Saturday, September 29, 2012

wherein the anti-inflammatory diet bites me back

On September 27th, I woke up with stomach cramps.  They weren't strong enough to prevent me from biking to work and I expected that they would wear off by mid-morning as they and nausea typically do.  On this occasion, however, the opposite occurred and the cramps not only got stronger but began cycling through the wave, with which all Crohns are familiar.

For those unfamiliar, the wave is a cycle of pain in which the sensation begins modestly and proceeds to grow like a swell before hitting a peak around which it dawdles for a time and then swells back down.  Each cycle can last anywhere from 1-10 min depending on how violent is your episode.

The day before, I was very proud to have gone my first complete day without eating any "illegal" foods on my self-imposed anti-inflammatory diet.  Like a veteran, I weened myself away from refined sugars and carbs very slowly:
Breakfast:  banana and blueberry smoothie (with coconut oil) 
Lunch: leftover steamed veggies and roasted fennel
Supper: coconut flour biscuit with lox and raisin cashew carrot salad (with lemon juice)
Apart from the food -- none of which was new to my system nor should have done any harm -- the day was not without a very significant amount of stress, which no doubt contributed to the episode the following day.

Since I had a masters and undergraduate student arriving on the 27th to be under my supervision, and the 4th day of 12 straight days of behavior to conquer, there was to be no standing down.  By 10am, however, the waves had picked up their ardor and I found myself clutching my stomach while giving a microscope tutorial and a brief anatomy lesson.

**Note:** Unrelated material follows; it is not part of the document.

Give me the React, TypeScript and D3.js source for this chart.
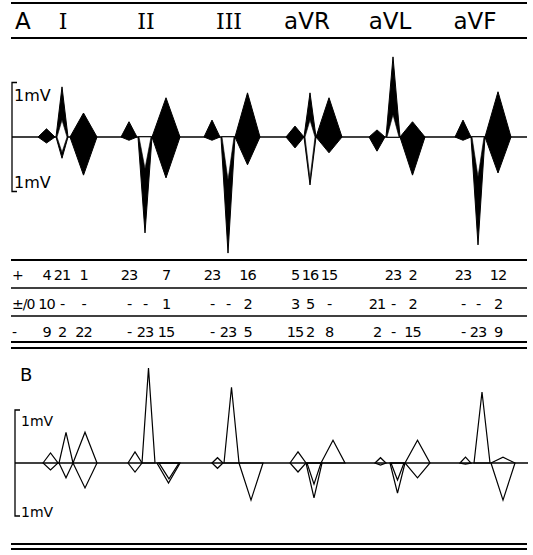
import React from "react";
import * as d3 from "d3";

// leads, header
const leads = ["I", "II", "III", "aVR", "aVL", "aVF"];
const roman = [true, true, true, false, false, false];

// each wave: [start, end, up mV, down mV] -- time in arbitrary units
const pWaveA = [[38, 55, 0.15, 0.11], [121, 137, 0.28, 0.06], [204, 220, 0.31, 0.06], [286, 304, 0.2, 0.2], [369, 385, 0.13, 0.26], [455, 471, 0.31, 0.06]];
const qrsA = [[56, 68, 0.92, 0.39], [138, 152, 0, 1.76], [221, 235, 0, 2.13], [304, 316, 0.81, 0.88], [386, 400, 1.47, 0], [471, 485, 0, 1.98]];
const qrsInnerA = [[57, 67, 0.31, 0.28], [139, 151, 0, 0.58], [222, 234, 0, 0.79], [305, 315, 0.31, 0.76], [387, 399, 0.41, 0], [472, 484, 0, 0.73]];
const tWaveA = [[70, 97, 0.44, 0.7], [152, 180, 0.72, 0.75], [235, 260, 0.81, 0.51], [316, 342, 0.72, 0.29], [400, 425, 0.28, 0.7], [485, 511, 0.83, 0.66]];

const pWaveB = [[43, 58, 0.19, 0.13], [128, 142, 0.21, 0.17], [212, 223, 0.1, 0.1], [290, 306, 0.21, 0.17], [375, 386, 0.1, 0.04], [460, 471, 0.11, 0.02]];
const qrsB = [[59, 73, 0.58, 0.28], [142, 155, 1.79, 0], [224, 239, 1.43, 0], [306, 322, 0, 0.66], [390, 405, 0, 0.57], [474, 490, 1.34, 0]];
const qrsInnerB = [null, null, null, [307, 321, 0, 0.4], [391, 404, 0, 0.32], null];
const tWaveB = [[73, 97, 0.58, 0.47], [157, 180, 0, 0.38], [239, 263, 0, 0.7], [321, 345, 0.43, 0], [405, 430, 0.43, 0.28], [491, 515, 0.11, 0.7]];
const tInnerB = [null, [159, 179, 0, 0.3], null, null, null, null];

// counts table (P, QRS, T per lead)
const rowLabels = ["+", "±/0", "-"];
const rowPlus = [["4", "21", "1"], ["23", "", "7"], ["23", "", "16"], ["5", "16", "15"], ["", "23", "2"], ["23", "", "12"]];
const rowZero = [["10", "-", "-"], ["-", "-", "1"], ["-", "-", "2"], ["3", "5", "-"], ["21", "-", "2"], ["-", "-", "2"]];
const rowMinus = [["9", "2", "22"], ["-", "23", "15"], ["-", "23", "5"], ["15", "2", "8"], ["2", "-", "15"], ["-", "23", "9"]];

const sans = "'DejaVu Sans', sans-serif";

export default function App() {
  const x = d3.scaleLinear().domain([0, 533]).range([0, 533]);
  const yA = d3.scaleLinear().domain([-1, 1]).range([137 + 54.5, 137 - 54.5]);
  const yB = d3.scaleLinear().domain([-1, 1]).range([463 + 53, 463 - 53]);

  const kite = (y: any, w: number[]) => {
    const [s, e, up, down] = w;
    const m = (s + e) / 2;
    const line = d3.line<number[]>().x(d => x(d[0])).y(d => y(d[1]));
    return line([[s, 0], [m, up], [e, 0], [m, -down]]) + "Z";
  };

  const rule = (yy: number, sw: number, key: string) => (
    <line key={key} x1={11} x2={527} y1={yy} y2={yy} stroke="#000" strokeWidth={sw} />
  );

  const bracket = (y: any, shift: number) => (
    <path d={`M${x(17) + shift},${y(1)}H${x(12) + shift}V${y(-1)}H${x(17) + shift}`} fill="none" stroke="#000" strokeWidth={1.3} />
  );

  const tableRows = [rowPlus, rowZero, rowMinus];
  const rowY = [280, 309, 337];
  const waveCols = [pWaveA, qrsA, tWaveA];

  return (
    <svg width={533} height={555} style={{ position: "absolute", left: 0, top: 0, background: "#fff" }}>
      {/* header */}
      {rule(3, 2, "r0")}
      {rule(38, 2, "r1")}
      <text x={15} y={29} fontFamily={sans} fontSize={23}>A</text>
      {leads.map((l, i) => (
        <text key={l} x={x((qrsA[i][0] + qrsA[i][1]) / 2) + (roman[i] ? 1 : -3)} y={29} textAnchor="middle"
          fontFamily={roman[i] ? "'DejaVu Serif', serif" : sans} fontSize={roman[i] ? 22 : 23}>{l}</text>
      ))}

      {/* panel A */}
      {bracket(yA, 0)}
      <text x={14} y={101} fontFamily={sans} fontSize={16}>1mV</text>
      <text x={14} y={188} fontFamily={sans} fontSize={16}>1mV</text>
      <line x1={x(12)} x2={x(527)} y1={yA(0)} y2={yA(0)} stroke="#000" strokeWidth={1.6} />
      {leads.map((l, i) => (
        <g key={"a" + l}>
          <path d={kite(yA, pWaveA[i])} fill="#000" stroke="#000" strokeWidth={1} />
          <path d={kite(yA, tWaveA[i])} fill="#000" stroke="#000" strokeWidth={1} />
          <path d={kite(yA, qrsA[i])} fill="#000" stroke="#000" strokeWidth={1} />
          <path d={kite(yA, qrsInnerA[i])} fill="#fff" stroke="#000" strokeWidth={0.6} />
        </g>
      ))}

      {/* table */}
      {rule(260, 2, "r2")}
      {rule(288, 1.6, "r3")}
      {rule(316, 1.6, "r4")}
      {rule(342, 2, "r5")}
      {rule(348, 2, "r6")}
      {rowLabels.map((r, k) => (
        <text key={"rl" + k} x={12} y={rowY[k]} fontFamily={sans} fontSize={14} letterSpacing={-1}>{r}</text>
      ))}
      {tableRows.map((row, k) =>
        row.map((cells, i) =>
          cells.map((c, j) => (
            <text key={`c${k}-${i}-${j}`} x={x((waveCols[j][i][0] + waveCols[j][i][1]) / 2)} y={rowY[k]}
              textAnchor="middle" fontFamily={sans} fontSize={14.5} letterSpacing={-1}>{c}</text>
          ))
        )
      )}

      {/* panel B */}
      <text x={20} y={381} fontFamily={sans} fontSize={18}>B</text>
      {bracket(yB, 3)}
      <text x={21} y={426} fontFamily={sans} fontSize={14}>1mV</text>
      <text x={21} y={517} fontFamily={sans} fontSize={14}>1mV</text>
      <line x1={x(15)} x2={x(528)} y1={yB(0)} y2={yB(0)} stroke="#000" strokeWidth={1.6} />
      {leads.map((l, i) => (
        <g key={"b" + l} fill="none" stroke="#000" strokeWidth={1.2} strokeLinejoin="miter">
          <path d={kite(yB, pWaveB[i])} />
          <path d={kite(yB, qrsB[i])} />
          <path d={kite(yB, tWaveB[i])} />
          {qrsInnerB[i] && <path d={kite(yB, qrsInnerB[i] as number[])} />}
          {tInnerB[i] && <path d={kite(yB, tInnerB[i] as number[])} />}
        </g>
      ))}
      {rule(544, 2, "r7")}
      {rule(549, 2, "r8")}
    </svg>
  );
}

At 1130am it was time to traipse from the medical to the main campus (~10 min walk) to do behavior.  By this time, the waves were such that when I walked I could feel every reverberation from the placement of my feet -- a shock spiraled up my spine each time my heel hit, the ball of my foot, my big toe, the rest of my toes, and as weight shifted back to the ball of my foot, to the side, and as my heel lifted and weight transfered to my ball and toes again.  It took me almost 20 min to make that trip, slowing down in attempt to increased the fluidity of my steps in vain effort to avoid the reverberations.

Just 2 hrs, I told myself, and H.K. will pick me up and bring me home to drug myself into oblivion and hopefully avoid a visit to the ER.  To briefly elaborate, the wave is almost never a sign of a rupture or abscess.  Four times in my Crohn history a day like this has been as debilitating: the first, when I was maybe 14 and no visit to the ER was made, and I was fine; the second, third and fourth when I was in my early 20s and made visits to the ER during which I was given morphine and a CT scan after which time I was sent home with a bottle of percocet and told that nothing was wrong.  The all-too-familiar gab of a physician who doesn't give a shit.  As a scientist, I can tell you via very basic logic, that if the body allows nociception to deliver enough consistent pain to knock a person off their feet, there is something wrong.  There just is.

I have no idea how I survived those 2 hrs of behavior.  Honestly.  I'm fairly certain that I took the opportunity to black the fuck out during my 20 min break.  As to my subjects?  I have tremendous and impressive control over the projection of my chakras.  If they knew anything was amiss, I would be flabbergasted.

In any case, I did not go to the useless and unhelpful ER.  I did, however, take 20 mg oxycodone over the course of the evening, and a hit from my vaporizer each time I awoke in pain throughout the wee hours (1, 3, 4 and 5am).  Yes, my friends, it was in fact that bad.  On this day, I was only able to stomach a few spoonfuls of broth and 2 saltines, and that only to give the oxy something to mingle with.

On Sept 28th, I did not move from my bed until 11am, at which time I needed to return to the lab to do more behavior.  This was a most assured FML event.  H.K. was wonderful enough to put off his own work for a few hours to stuff a Boost down my throat, drive me to my destination and run an errand for me while I did my thang.

Upon returning home, I again relieved the still miserable but notably less excruciating pain with more drugs and slept until the evening.  Not a BM to be found through this whole saga, mind you, nor was this gas related.  So the remaining culprits are stress and food intolerance.

Today, the 29th, I am sore, weak, bloated and nauseous, but the wave is gone.  I performed my behavioral tests today in significantly less agony.  And I am slowly adding back solid -- although not remotely anti-inflammatory -- foods back into my system.  Saltines?  Noodle soup?  Jello?  This is a documented instance in which anti-inflammatory food brought me to my knees and carbs and sugar revived me.